If a consumer purchased SimCity and is still having trouble playing the game, then they have a right to a refund under Australian Consumer Law.

You could argue that these statements have come a little late, particularly when EA has now fixed a majority of the issues the game had, but CHOICE Head of Campaigns Matt Levey, believes that the game, in its current state still doesn’t deliver upon promises made to consumers at point of sale.

“The always-on DRM has created multiple problems since its release – servers have crashed and fans have been kicked out of the game. These problems still plague consumers today, albeit less severely,” he said.

“To add salt in the wound, the need for internet connection is not clearly communicated at the point of sale. A visit to both simcity.com and harveynorman.com.au confirm this.”

CHOICE recommends that consumers seeking a refund should…

• Get your refund directly from the retailer. Even if they are online; you do not need to contact EA or any other third party.

• Provide proof of purchase and the game itself, with or without the original packaging.

• Remember proof of purchase does not necessarily mean a receipt. For example a bank statement is sufficient.

• If you have trouble then ask to speak to the store’s manager or owner.

• If words like ‘consumer guarantee’, ‘acceptable quality’, ‘fit for purpose’ and ‘major failure’ don’t sway them, try out ‘ACCC’ and ‘Department of Fair Trading’ and see them come around.

• Make a complaint to the ACCC or your Department of Fair Trading (unique for each state) if the retailer refuses to refund the game.

Comments

  • This game will be remembered as one of the biggest failures. Some people make dumb choices and the. All they can do is blame others. Was comical to read the oil spill letter, I remember that part cause it was hilarious. the CEO did what he does best and that is blame others amd that time it was his consumer audiance hahaha.
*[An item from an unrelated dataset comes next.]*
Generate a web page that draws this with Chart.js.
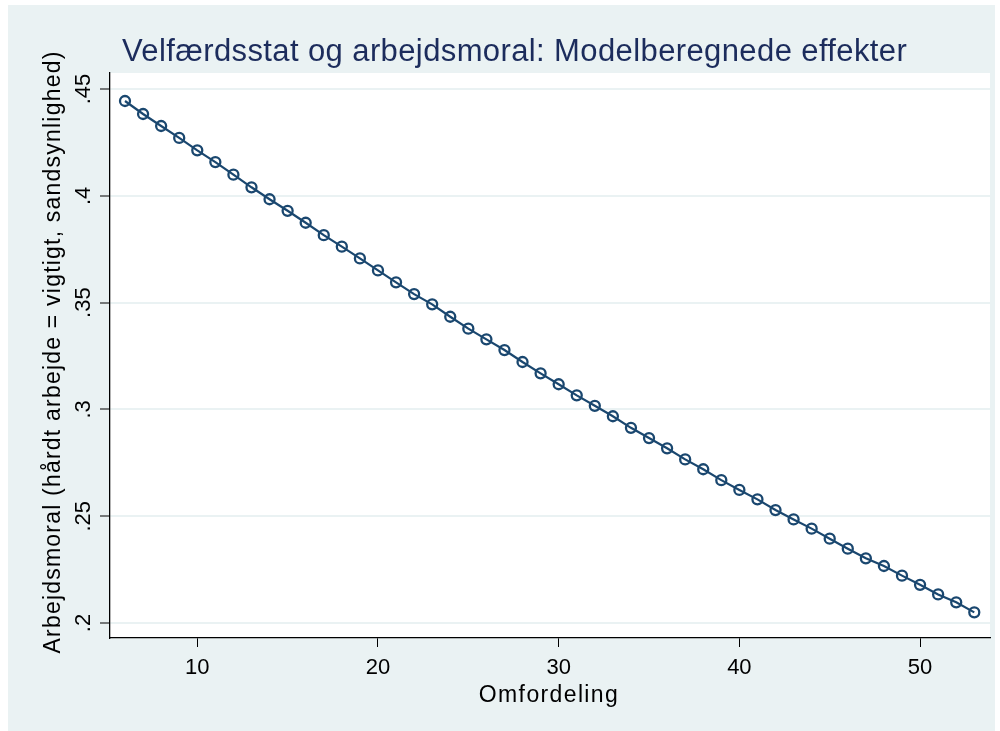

What a douche.

    Man I really hope this doesn’t happen again. Sucks the game is really good, when you get the chance to play it and before the connection cuts out or glitches start occuring.

  • It’s basically fixed now. Sure there are still a few features disabled but the bugs are a lot more scarce than they were at release.

    • This is wrong. I still get rollbacks and crashes to main menu with 3-5 hours of time lost. I have experienced this in the last week. And yes I have a high quality internet connection and computer.

  • What was amazing that despite the massive disaster there was a good game underneath that help ease the flames, but it turned out that it was just a show and that what really was underneath from a broken dumb down mess of a product that rapidly loses all entertainment value. I wonder if EA will agree and offer me a refund despite claiming the free game :D, I will give it a try.

    • It seems you’re still entitled to that free game, despite being unhappy with the product you received at the point of sale. AFAIA, you’re not obliged to surrender any incentives to keep the product if the product you originally purchased was faulty. EA might ask you, and get the shits on if you don’t surrender the incentive (or if they attempt to remove access to it), but they might not have a leg to stand on since the incentive (free game) was offered as a peace offering, essentially, out of their own pocket.

  • Really EA/Maxis should have titled it “Sim Suburb” considering how small the usable area is that you have at your disposal.

      • The annoying thing is that it’s already been proven that the “usable” area constraint is artificial. I recall someone disabling the always online, enabling an accurate population count, and also removing the constraints for your suburb. It would really be nice to be able to use this fix without EA turning around and banning you for it.

  • OMG, Are people still whinging about SimCity. Completely blown out. The game had some issues, its working fine now, if the game was still unplayable today, then okay but it had issues for a few days, well for me it did. Get over it and don’t be a douche.

  • Taking the physical copy back to the store won’t stop you from owning the game, however. You’ll still have access to it on Origin.

    • They may have fixed a few things but this game is far from anything that could be considered “basically fixed”.

      One of the major issues right now, quite a gamebreaking one as well, is the issue with trade depots and things like mines, wells, factories (not the industrial zone ones but the specialisation ones).

      To explain the problem for those who aren’t aware of it, basically, trade depots stop exporting and the specialisations stop send out stuff when they become full. Even if there is only 1 trade depot, totally empty, a mine or factory which is “Closed” due to being full won’t ship anything to the depot. Kinda makes it hard to play if you’re specialising in producing stuff.

  • I’ll keep on playing my version cause I’ve been quite enjoying the game and haven’t really had many problems. Regardless this is a good thing though.

    • Same, I only had problems on the first day. For that matter, I only had Diablo 3 problems on the first day too. After that, both games were smooth sailing. Guess I’m just lucky.